“Open your eyes wide,” he says intensely, lovingly.
I don’t look at him. My tears are hot, formed by some unknown frustration and anger.
He knows me. Well. We’ve had this conversation more than once. It used to be often. Not lately though, lately I’ve been fine.
But something made it’s way into my soul, some discontented itch I can never scratch.
That deep seeded longing, that feeling like something needs to change.
It’s a feeling I’ve grown to hate. I don’t know how to shut everything up and just go through life happy.
I start to feel trapped.
“But what about…”
I start blaming him, blaming my time in ministry, blaming my own fear, blaming the future I was so sure of when I was 19 or 22.
When I was small, I made up stories in my head constantly. While I ate cereal, I would picture whole groups of tiny people living in my bowl, a cheerio as a flotation device like in the terrifying scene from Honey I Shrunk the Kids. But a bite wouldn’t kill them, it would just force them to move, to set up home inside my stomach like Mrs. Frizzle’s class in The Magic School Bus learning about digestion.
Lying in bed at night, I’d stare into the darkness until I saw shapes and colors. I convinced myself I saw things, people, spirits, other worlds. I was sure that that’s what was real.
When I took a bath, I’d put my ears under the warm water close my eyes, leaving my nose in the air to breathe. The world would fade away and the only thing I’d hear was a deep methodic pounding, like ancient drums calling out to me. Sometimes I’d think if I listened hard enough I would be able to decipher it.
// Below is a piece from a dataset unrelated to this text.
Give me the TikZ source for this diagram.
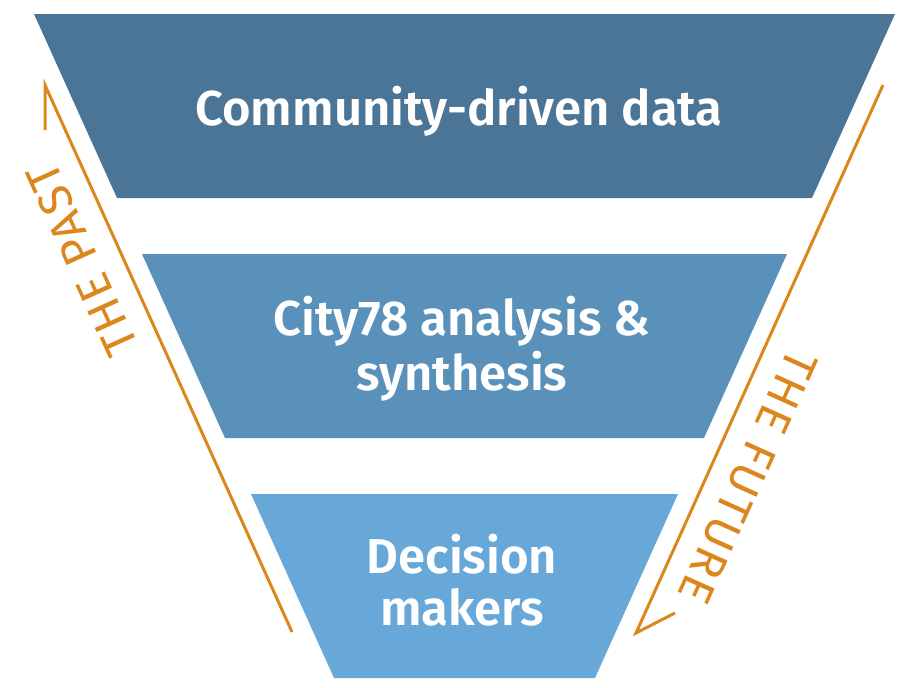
\documentclass[tikz,border=0pt]{standalone}
\usepackage{fontspec}
\setmainfont{Fira Sans}
\newfontfamily\boldfnt{Fira Sans}[UprightFont=* SemiBold]
\newfontfamily\timefnt{Fira Sans}[LetterSpace=4]
\definecolor{tierA}{RGB}{74,117,150}
\definecolor{tierB}{RGB}{90,145,187}
\definecolor{tierC}{RGB}{104,168,216}
\definecolor{timeorange}{RGB}{220,135,30}
\tikzset{
  tiertext/.style={text=white, inner sep=0pt, anchor=base, font=\boldfnt\fontsize{49}{55}\selectfont},
  timetext/.style={text=timeorange, inner sep=0pt, anchor=center, font=\timefnt\fontsize{47}{50}\selectfont},
  timeline/.style={draw=timeorange, line width=3pt, line join=miter}
}
\begin{document}
\begin{tikzpicture}[x=1pt,y=-1pt]
\useasboundingbox (0,0) rectangle (916,688);
% funnel tiers
\fill[tierA] (34,14) -- (895,14) -- (812,198) -- (117,198) -- cycle;
\fill[tierB] (142,254) -- (787,254) -- (704,438) -- (225,438) -- cycle;
\fill[tierC] (251,494) -- (678,494) -- (595,678) -- (334,678) -- cycle;
% texts
\node[tiertext] (t1) at (459,125) {Community-driven data};
\node[tiertext] (t2a) at (462,335) {City78 analysis \&};
\node[tiertext] (t2b) at (462,390) {synthesis};
\node[tiertext] (t3a) at (462,573) {Decision};
\node[tiertext] (t3b) at (462,625) {makers};
% time arrows
\coordinate (pastHook) at (45,130);
\coordinate (pastTip) at (45,85);
\coordinate (pastEnd) at (292,632);
\coordinate (futStart) at (883,85);
\coordinate (futTip) at (636,633);
\coordinate (futHook) at (675,613);
\draw[timeline] (pastHook) -- (pastTip) -- (pastEnd);
\draw[timeline] (futStart) -- (futTip) -- (futHook);
\node[timetext, rotate=114.3] (past) at (82,260) {THE PAST};
\node[timetext, rotate=-114.3] (future) at (748,477) {THE FUTURE};
\end{tikzpicture}
\end{document}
Those thumps would quicken and I was convinced that it meant in my sleep I’d meet some horrible monster or be stuck in a pit without being able to get my legs or my voice to work.
It wasn’t until years later that I realized it was just my own heartbeat.
I still make up stories in my head.
I project myself into a future where I am blissfully happy, or exceedingly miserable.
I romanticize moments in my past where I think I was more myself, more alive because I was doing this thing in that place, having some adventure.
Of course, I exclude from my memory the times my heart ached, the times I wanted to give up, the times I just couldn’t wait for it to be over.
I turn to him, frantic.
“Life is so short… I just want to have an adventure.”
“You are an adventure.”
He reminds me of the good, shows me the beauty.
Slowly, I open my eyes wide.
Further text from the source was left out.